Global Warming? Blame the Wolves
CHICO HOT SPRINGS -- Now there's one more thing you can blame on wolves: global warming.
That was the joking synopsis of a talk presented here Thursday by Don Despain, an ecologist for the U.S. Geological Survey who has studied trees and other plants in Yellowstone National Park since 1971.
Despain recalled being asked before the 1995 reintroduction of wolves to the park what impact the big carnivores were likely to have on plants.
"Not much," he predicted at the time.
However, a few years after reintroduction, willow bushes in stream bottoms in the park's northern range started growing three times faster than they had in all of Despain's experience.
"I thought I was going to have to eat my words," he told about 125 scientists gathered at a conference here to discuss climate change.
Other scientists noticed the growth as well, and some attributed it to wolves chasing elk from the creek bottoms, where they were vulnerable.
Despain grew curious and started looking at other factors.
About the same time wolves were set free in the park, a lingering drought struck the park. It isn't dry enough there to kill the willows, plants that "have always got their feet in the water," he said, but the drought also brought warmer days.
"Temperature can make a big difference in how much they grow," he said.
When the temperature rises above freezing, willows start producing new tissue. He began checking weather records and found that, between 1985 and 1996, there were an average of slightly more than 90 frost-free days between May and October.
Between 1997 and 2004, there was an average of 112 frost-free days.
The timing of those warmer days allowed for shoots to grow early in the season, Despain found, and for the plants to produce defensive chemicals late in the season. Those chemicals deter browsing by elk in the winter.
"Maybe it's not wolves exclusively," he said of the new willow growth. "It might be some kind of climatic change."
Looking at a chart outlining his findings that the weather was warmer after 1995 led to his quip: "This is the kind of data you can use to prove that wolves caused climatic change."
The strong consensus at the three-day conference is that the world is getting warmer, and that could have big impacts on the plants, animals and people of the northern Rockies.
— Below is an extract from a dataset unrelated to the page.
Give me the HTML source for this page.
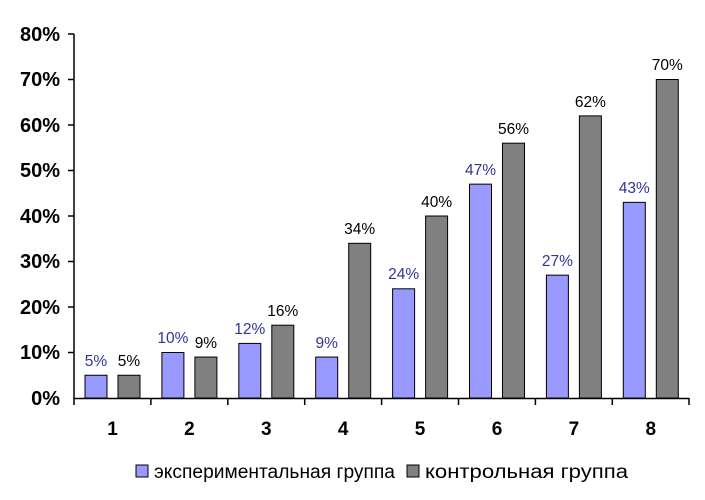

Tree-killing insects are being invigorated by warmer summers, said Jesse Logan of the U.S. Forest Service's Forest Sciences Laboratory in Logan, Utah.
Bark beetles, he said, are a "native species, but they're invading new habitat largely as a result of climate change."
That could have major impacts on wildfires, and on the white bark pine trees of the Yellowstone region, which produce a key fall food for grizzly bears.
Another future danger could be gypsy moth, a non-native species brought to New England in the 19th century.
Their egg sacs have traveled around the nation on motor vehicles, and they've been detected in Utah.
His research indicates that by 2085, virtually all of the aspen trees in that state will be at risk.
"They can do serious defoliation," he said of the moths. "We're potentially going to be in real trouble with aspens."